Twenty Knives - The Royal We

CD, Hymen Records, 2011
www.20knives.com

It doesn’t happen often, but every now and then something comes along that makes me reclassify my world perspective. This could be something as arbitrary as the first time you see snow (and consequently are forced to grudgingly accept that it isn’t a conspiracy tourism boards cooked up to make boring countries seem interesting), or the first time you eat fresh avocado (and admit that it doesn’t, for all its squishiness, taste like bugs). Or it could be listening to Twenty Knives and realising that music really is not something that can be labelled, classified and sorted, that occasionally it exhibits massive, inexplicable aberrations, just like any other living, a changing organic entity.
“The Royal We” is Twenty Knives’ second intrusion into the sanity of collective consciousness (the first, “The Royal Invitation” is available as a free download from their website) and their first full-length LP. And that’s where accepted, standardised descriptions and definitions start to fail me. “The Royal We” can’t be analysed in terms of song structure or melody or harmony. It can’t be identified as sharing common percussive characteristics with other branches of electronic music. It’s not even worth describing their sound as ‘experimental’, because an experiment generally has an identifiable, valid outcome, and leftfield craziness that distorts perceptions isn’t what I would call a valid outcome.

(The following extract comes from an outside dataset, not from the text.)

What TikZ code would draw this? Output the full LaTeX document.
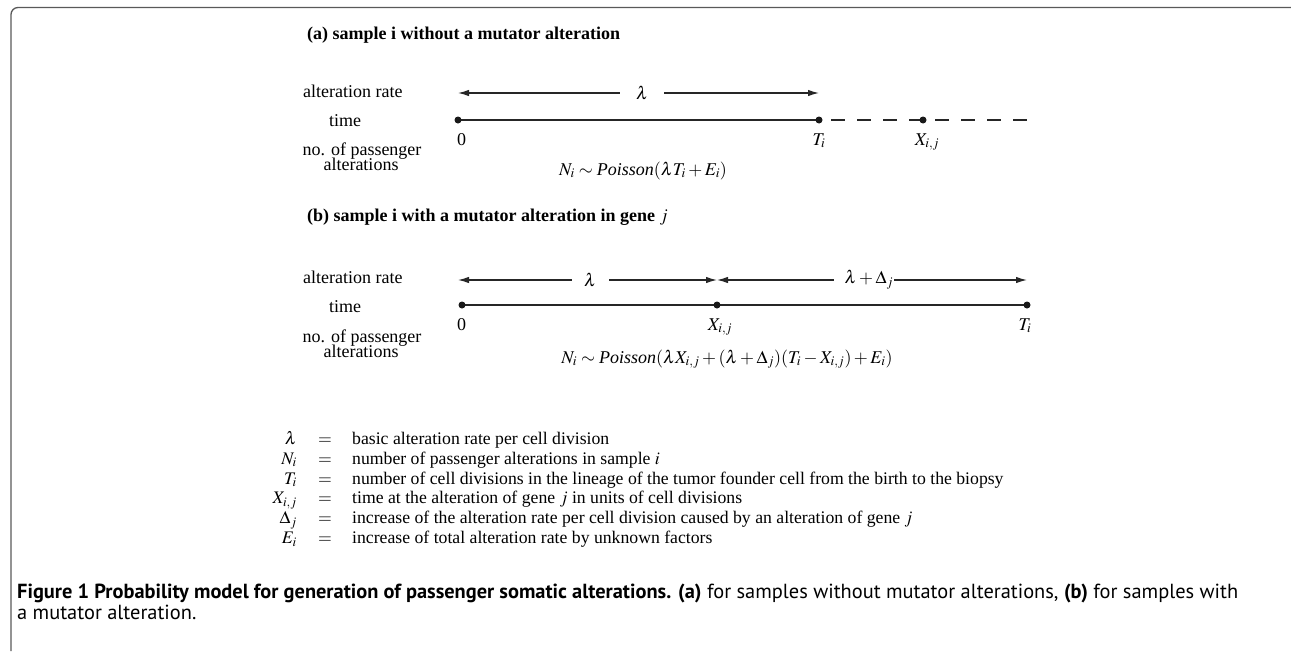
\documentclass[tikz,border=0pt]{standalone}
\usepackage{mathptmx}
\usepackage{fontspec}
\setmainfont{Liberation Serif}
\newfontfamily\capfont{PT Sans}
\usetikzlibrary{arrows.meta}
\tikzset{
  lbl/.style={inner sep=0pt, anchor=base, font=\fontsize{18}{12}\selectfont},
  leg/.style={inner sep=0pt, anchor=base, font=\fontsize{17.7}{12}\selectfont},
  ttl/.style={inner sep=0pt, anchor=base west, font=\fontsize{18}{12}\selectfont\bfseries},
  dotnode/.style={circle, fill=black!90, inner sep=0pt, minimum size=7pt},
  tline/.style={line width=1.4pt, draw=black!85},
  rate/.style={line width=1.2pt, draw=black!85, {Latex[length=11pt,width=6.5pt]}-{Latex[length=11pt,width=6.5pt]}},
  gapnode/.style={fill=white, inner ysep=2pt, font=\fontsize{18}{12}\selectfont, text=black},
  frame/.style={draw=black!65, line width=1.3pt, rounded corners=7pt}
}
\begin{document}
\begin{tikzpicture}[x=1pt,y=-1pt]
\useasboundingbox (0,0) rectangle (1291,651);
\coordinate (fb) at (11,651);
\coordinate (fc) at (11,7.5);
\coordinate (fr) at (1291,7.5);
\draw[frame] (fb) -- (fc) -- (fr);

% ---------- (a) ----------
\node[ttl] (ta) at (307,39) {(a) sample i without a mutator alteration};
\node[lbl, anchor=base west] (ra) at (303,97) {alteration rate};
\node[lbl] (tia) at (345,126.5) {time};
\node[lbl] (npa) at (362,155) {no. of passenger};
\node[lbl] (ala) at (361,170) {alterations};

\coordinate (a0) at (458,120);
\coordinate (aT) at (819,120);
\coordinate (aX) at (923,120);
\coordinate (aE) at (1028,120);
\coordinate (ra0) at (458,93);
\coordinate (raT) at (819,93);
\draw[tline] (a0) -- (aT);
\draw[tline, dash pattern=on 14pt off 12pt, dash phase=14pt] (aT) -- (aE);
\draw[rate] (ra0) -- node[gapnode, pos=0.51, inner xsep=16pt] (la) {$\lambda$} (raT);
\node[dotnode] (da0) at (a0) {};
\node[dotnode] (daT) at (aT) {};
\node[dotnode] (daX) at (aX) {};
\node[lbl, anchor=base west] (za) at (457,145) {0};
\node[lbl] (Ta) at (819,145) {$T_i$};
\node[lbl] (Xa) at (927,145) {$X_{i,j}$};
\node[lbl] (fa) at (643,175) {$N_i \sim \textit{Poisson}(\lambda T_i+E_i)$};

% ---------- (b) ----------
\node[ttl] (tb) at (307,221) {(b) sample i with a mutator alteration in gene \mdseries$j$};
\node[lbl, anchor=base west] (rb) at (303,283) {alteration rate};
\node[lbl] (tib) at (345,312.5) {time};
\node[lbl] (npb) at (362,342) {no. of passenger};
\node[lbl] (alb) at (361,357) {alterations};

\coordinate (b0) at (462,305);
\coordinate (bX) at (717,305);
\coordinate (bT) at (1027,305);
\coordinate (rb0) at (458,280);
\coordinate (rbX) at (717,280);
\coordinate (rbT) at (1027,280);
\draw[tline] (b0) -- (bT);
\draw[rate] (rb0) -- node[gapnode, pos=0.51, inner xsep=12.5pt] (lb) {$\lambda$} (rbX);
\draw[rate] (rbX) -- node[gapnode, pos=0.474, inner xsep=1pt] (ldb) {\hspace{10pt}$\lambda+\Delta_j$} (rbT);
\node[dotnode] (db0) at (b0) {};
\node[dotnode] (dbX) at (bX) {};
\node[dotnode] (dbT) at (bT) {};
\node[lbl, anchor=base west] (zb) at (457,330) {0};
\node[lbl] (Xb) at (720,330) {$X_{i,j}$};
\node[lbl] (Tb) at (1025,330) {$T_i$};
\node[lbl] (fb2) at (727,363) {$N_i\sim \textit{Poisson}(\lambda X_{i,j}+(\lambda+\Delta_j)(T_i-X_{i,j})+E_i)$};

% ---------- legend ----------
\foreach \s/\t [count=\k from 0] in {
  {$\lambda$}/{basic alteration rate per cell division},
  {$N_i$}/{number of passenger alterations in sample $i$},
  {$T_i$}/{number of cell divisions in the lineage of the tumor founder cell from the birth to the biopsy},
  {$X_{i,j}$}/{time at the alteration of gene $j$ in units of cell divisions},
  {$\Delta_j$}/{increase of the alteration rate per cell division caused by an alteration of gene $j$},
  {$E_i$}/{increase of total alteration rate by unknown factors}} {
  \node[leg, anchor=base east] (sym\k) at (297,444.5+19.8*\k) {\s};
  \node[leg] (eq\k) at (325,444.5+19.8*\k) {$=$};
  \node[leg, anchor=base west] (def\k) at (352,444.5+19.8*\k) {\t};
}

% ---------- caption ----------
\node[inner sep=0pt, anchor=base west, align=left, font=\capfont\fontsize{20.4}{20.5}\selectfont] (cap) at (17,619)
 {\textbf{Figure 1 Probability model for generation of passenger somatic alterations. (a)} for samples without mutator alterations, \textbf{(b)} for samples with\\
 a mutator alteration.};
\end{tikzpicture}
\end{document}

But if you can survive that, you’re in for a treat: Twenty Knives delivers something severely lacking in electronic music today: humour. Yes, it’s the kind of humour that’s likely to get you punched by someone of far lesser intelligence, but it is humour nevertheless. You can’t help but smirk at the concept of an album built around digitised commentary from what appears to be a tourguide robotic entity. You can giggle nervously at the sense of paranoia induced on tracks like “The Royal Computorium”, where the listener feels part of the music in the form of yes/no button sound responses to this robot’s slightly inappropriate questioning. And you have to laugh out loud at the incongruity of track names like “Eyeball Shoes, Petting Zoo”.

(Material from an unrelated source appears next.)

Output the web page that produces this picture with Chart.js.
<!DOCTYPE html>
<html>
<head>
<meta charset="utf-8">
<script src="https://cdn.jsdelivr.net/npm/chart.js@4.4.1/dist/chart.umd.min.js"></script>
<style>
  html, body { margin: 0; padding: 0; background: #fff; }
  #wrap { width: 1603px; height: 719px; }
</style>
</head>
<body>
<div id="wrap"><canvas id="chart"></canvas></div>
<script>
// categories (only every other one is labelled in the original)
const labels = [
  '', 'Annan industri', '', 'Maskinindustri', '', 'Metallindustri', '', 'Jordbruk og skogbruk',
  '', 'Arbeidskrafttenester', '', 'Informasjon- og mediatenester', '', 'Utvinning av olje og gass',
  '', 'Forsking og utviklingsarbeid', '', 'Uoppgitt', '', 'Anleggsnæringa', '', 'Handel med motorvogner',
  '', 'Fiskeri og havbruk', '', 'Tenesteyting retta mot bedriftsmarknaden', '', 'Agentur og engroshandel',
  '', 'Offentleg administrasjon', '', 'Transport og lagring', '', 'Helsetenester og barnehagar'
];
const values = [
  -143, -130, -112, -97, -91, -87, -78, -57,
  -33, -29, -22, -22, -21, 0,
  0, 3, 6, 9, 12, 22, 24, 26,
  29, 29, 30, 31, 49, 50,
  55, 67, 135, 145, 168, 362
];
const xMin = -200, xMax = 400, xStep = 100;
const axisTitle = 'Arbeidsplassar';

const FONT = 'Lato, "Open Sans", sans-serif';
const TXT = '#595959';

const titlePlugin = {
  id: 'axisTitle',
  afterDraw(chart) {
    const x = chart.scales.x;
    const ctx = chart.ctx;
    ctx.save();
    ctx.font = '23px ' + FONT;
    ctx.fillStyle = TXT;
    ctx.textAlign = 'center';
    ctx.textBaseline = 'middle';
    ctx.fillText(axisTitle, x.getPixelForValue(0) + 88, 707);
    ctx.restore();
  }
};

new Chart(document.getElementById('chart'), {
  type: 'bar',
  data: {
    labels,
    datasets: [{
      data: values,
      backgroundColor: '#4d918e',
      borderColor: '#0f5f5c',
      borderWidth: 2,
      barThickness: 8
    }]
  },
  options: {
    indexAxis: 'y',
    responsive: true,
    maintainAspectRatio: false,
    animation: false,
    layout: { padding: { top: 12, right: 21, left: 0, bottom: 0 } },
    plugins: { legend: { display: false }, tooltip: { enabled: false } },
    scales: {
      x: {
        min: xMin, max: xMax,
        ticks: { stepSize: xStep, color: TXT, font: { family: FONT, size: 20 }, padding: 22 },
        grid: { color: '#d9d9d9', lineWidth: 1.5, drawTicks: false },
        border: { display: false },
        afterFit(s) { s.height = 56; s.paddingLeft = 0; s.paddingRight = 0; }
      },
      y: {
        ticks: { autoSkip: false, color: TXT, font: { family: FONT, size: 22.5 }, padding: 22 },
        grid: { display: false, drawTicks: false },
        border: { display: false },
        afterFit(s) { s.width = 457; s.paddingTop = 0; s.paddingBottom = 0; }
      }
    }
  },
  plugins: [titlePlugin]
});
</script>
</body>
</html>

Technically, “The Royal We” flays the skin off dubstep and nails it to a brick through the window of IDM. Then it goes and has a drink in the local pub with psychedelia. Twenty Knives is like nothing you’ve heard before, and exists in that gray area of things you wish you never had heard and things you can’t help listening to repeatedly. If albums went viral, “The Royal We” would swiftly become the aural equivalent of “Two Girls, One Cup”. I can’t say I like it (for fear of being institutionalised), but I also can’t say it’s not good. Listen at your peril, but it may just change your life.